【二宮尊徳の成功哲学】シリーズ第11回 GHQ・インボーデン少佐も尊徳を絶賛
GHQ・インボーデン少佐も尊徳を絶賛
松沢成文
尊徳の評価は第二次世界大戦の前後で大きく変わってしまった。
戦前は、「手本は二宮金次郎」と持ち上げられ、逆に戦後は、軍国主義の手先であるかのように扱われる始末となった。戦争に突き進んだのは、戦前の修身道徳教育が原因とされ、その象徴として金次郎像までが追放される有様だった。
たしかに終戦後、アメリカ占領軍は、戦前の日本の教育制度や教育内容をほぼ全否定する政策を推進した。そして軍国主義を招いた精神主義の元凶として、
修身や道徳教育も排除された。
だが実は、GHQ(連合国軍総指令部)の民主化政策のなかで二宮尊徳そのものが追放されたという見方は間違いなのである。
戦前の全てを否定するという風潮のなかで、尊徳再評価の狼煙を上げたのは、なんとGHQ民間情報教育局新聞課長、D・C・インボーデン少佐であった。
彼は尊徳の業績について研究した後、「二宮尊徳を語る――新生日本は尊徳の再認識を必要とする」という論文を、雑誌「青年」昭和24年(1949)10月号に掲載した。その卓見極まる内容を、少し長くなるが紹介したい。
少佐はまず最初に、尊徳は「日本の生んだ最大の民主主義者」であると賞している。
「民主主義というものは、個人が誤りのない理性とはげしい人間愛をもって真理を追究するとき、必ず到達する唯一絶対の結論であるということである。これは人種、国柄の如何を問わない。一口に封建時代と片付けられてしまう日本の過去の歴史の中にも、そうした真理追究のために身を挺した人物が幾人かはいるのである。その一人尊徳二宮金次郎こそは、近世日本の生んだ最大の民主主義的な――私の観るところでは、世界の民主主義の英雄、偉人と比べ、いささかのひけもとらない――大人物である。祖先のうちにこのような偉大な先覚者をもっていることは、あなたがた日本人の誇りであるとともに、日本の民主主義的再建が可能であることを明確に証明するものであろう。私は、日本に来て、その歴史にこの人あるを知り、地方によってはその遺業がさかんに受け継がれているのを目のあたりに見て、驚きと喜びの情を禁じえない」
「尊徳の事業は、その精神において深遠なものであったが、武士に非ずんば人にあらずとされた封建時代に、農夫と生れ農夫として立つため、後で大小の藩か
ら財政建直しの顧問や、指導者として起用されたが、その手腕を大きく存分に振ったとはいえない。
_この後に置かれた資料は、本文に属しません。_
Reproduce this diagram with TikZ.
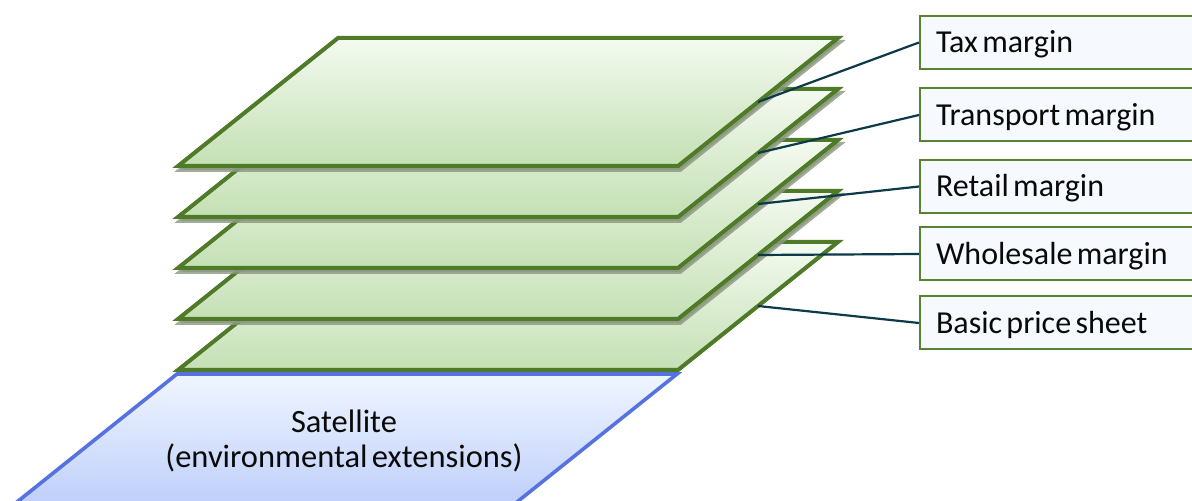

しかし彼の人格と遺志は全国日本人の間にまだ残ってい
るはずである。彼が数か町村、或いは二三の藩の復興に試みた方法を、今日拡大発展させ、あなたがたの祖国日本再建のため用いることは、あなたがたの義
務であると同時に権利でもあろう。
三百年にわたる、かの徳川封建時代の暗雲を高く貫き、ひとり富士のごとくに孤高を描く尊徳二宮金次郎こそは、日本の現状において再認識さるべきだ」
何という卓見であろう。二宮尊徳という人物の真髄を、実に見事に表わしている。戦勝国アメリカがGHQ占領体制の下で、戦前の日本の軍国主義的体質
を一掃しようとしているとき、そのGHQの軍人が尊徳をここまで研究し賞賛していたとは驚くほかない。日本人が捨て去ろうとしていた宝物を捜し出し、
その偉大な価値を再び提示してくれたのが、米軍人インボーデン少佐であった。
この論文を著す3年前の昭和21年(1946)6月、インボーデン少佐はマッカーサー司令官の了解も得て、静岡県掛川市の大日本報徳社を訪れている。そこで尊徳思想や報徳仕法について説明を受け、質疑応答が行われた。最後に少佐はこう述べたという。
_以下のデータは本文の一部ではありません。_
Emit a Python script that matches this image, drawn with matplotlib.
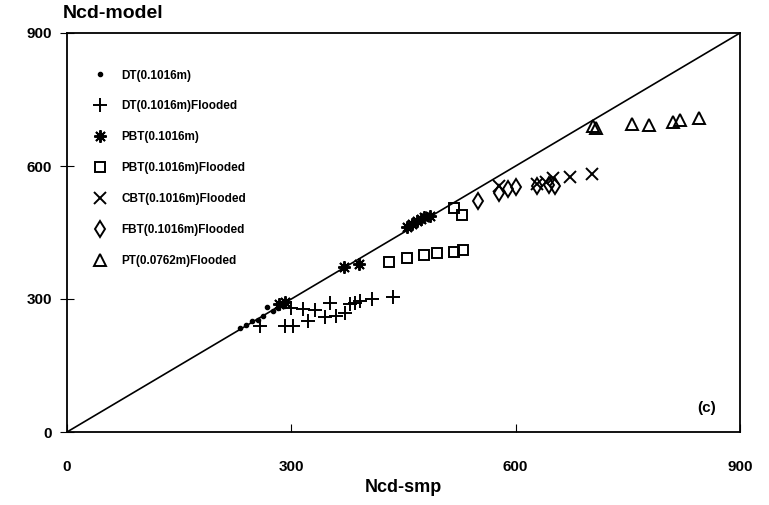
import numpy as np
import matplotlib.pyplot as plt

plt.rcParams['font.family'] = ['Liberation Sans', 'DejaVu Sans']
plt.rcParams['font.weight'] = 'bold'

# data (Ncd-smp, Ncd-model)
dt_x = [232, 240, 248, 255, 262, 268, 275, 282, 290]
dt_y = [235, 242, 250, 252, 262, 283, 272, 280, 285]

dtf_x = [258, 292, 302, 300, 315, 322, 332, 345, 352, 360, 372, 378, 385, 392, 408, 436]
dtf_y = [240, 238, 240, 280, 278, 250, 275, 260, 290, 262, 268, 288, 290, 296, 300, 305]

pbt_x = [283, 292, 370, 390, 455, 462, 468, 473, 478, 485]
pbt_y = [288, 294, 372, 378, 462, 470, 475, 480, 485, 488]

pbtf_x = [430, 455, 478, 495, 517, 530, 518, 528]
pbtf_y = [383, 393, 400, 403, 405, 410, 505, 490]

cbt_x = [578, 628, 640, 650, 672, 702]
cbt_y = [555, 560, 565, 572, 575, 583]

fbt_x = [550, 578, 590, 600, 628, 645, 652]
fbt_y = [522, 540, 548, 552, 556, 558, 555]

pt_x = [703, 708, 755, 778, 810, 820, 845]
pt_y = [690, 686, 695, 693, 700, 703, 708]

labels = ["DT(0.1016m)", "DT(0.1016m)Flooded", "PBT(0.1016m)", "PBT(0.1016m)Flooded",
          "CBT(0.1016m)Flooded", "FBT(0.1016m)Flooded", "PT(0.0762m)Flooded"]

fig = plt.figure(figsize=(7.69, 5.05), dpi=100)
ax = fig.add_axes([67 / 769, 1 - 432 / 505, (740 - 67) / 769, (432 - 33) / 505])

ax.plot([0, 900], [0, 900], color='black', lw=1.2, zorder=1)

kw = dict(ls='none', color='black', mfc='none', mew=1.4)
ax.plot(dt_x, dt_y, marker='o', ms=3, ls='none', color='black', label=labels[0])
ax.plot(dtf_x, dtf_y, marker='+', ms=10, label=labels[1], **kw)
ax.plot(pbt_x, pbt_y, marker=(8, 2, 0), ms=9, label=labels[2], **kw)
ax.plot(pbtf_x, pbtf_y, marker='s', ms=7.5, label=labels[3], **kw)
ax.plot(cbt_x, cbt_y, marker='x', ms=8, label=labels[4], **kw)
ax.plot(fbt_x, fbt_y, marker='d', ms=8, label=labels[5], **kw)
ax.plot(pt_x, pt_y, marker='^', ms=8.5, label=labels[6], **kw)

ax.set_xlim(0, 900)
ax.set_ylim(0, 900)
ax.set_xticks([0, 300, 600, 900])
ax.set_yticks([0, 300, 600, 900])
ax.tick_params(axis='x', direction='in', length=6, labelsize=11, pad=20)
ax.tick_params(axis='y', direction='inout', length=10, labelsize=11, pad=6)
for s in ax.spines.values():
    s.set_linewidth(1.3)

ax.set_xlabel("Ncd-smp", fontsize=13, fontweight='bold', labelpad=4)
fig.text(63 / 769, 1 - 14 / 505, "Ncd-model", fontsize=14, fontweight='bold', va='center', ha='left')
ax.text(868, 55, "(c)", fontsize=11, fontweight='bold', ha='right', va='center')

ax.legend(loc='upper left', bbox_to_anchor=(0.025, 0.935), frameon=False,
          labelspacing=1.6, handlelength=1.0, handletextpad=1.3,
          prop={'size': 8.5, 'weight': 'bold'})

fig.savefig("out.png", dpi=100)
「二宮尊徳はアメリカのリンカーンにも付すべき人物である」
「自分は日本に来て何ものも得ずに終わるかと失望していたが、報徳の事業を見聞し、二宮尊徳のごとき偉人を見出したことは愉快に絶えない」
その年の9月、小田原で開催された「尊徳生誕160年記念祭」には、夫婦で参列したという。インボーデン少佐のGHQのオフィスには、尊徳の座像が置かれていたそうだ。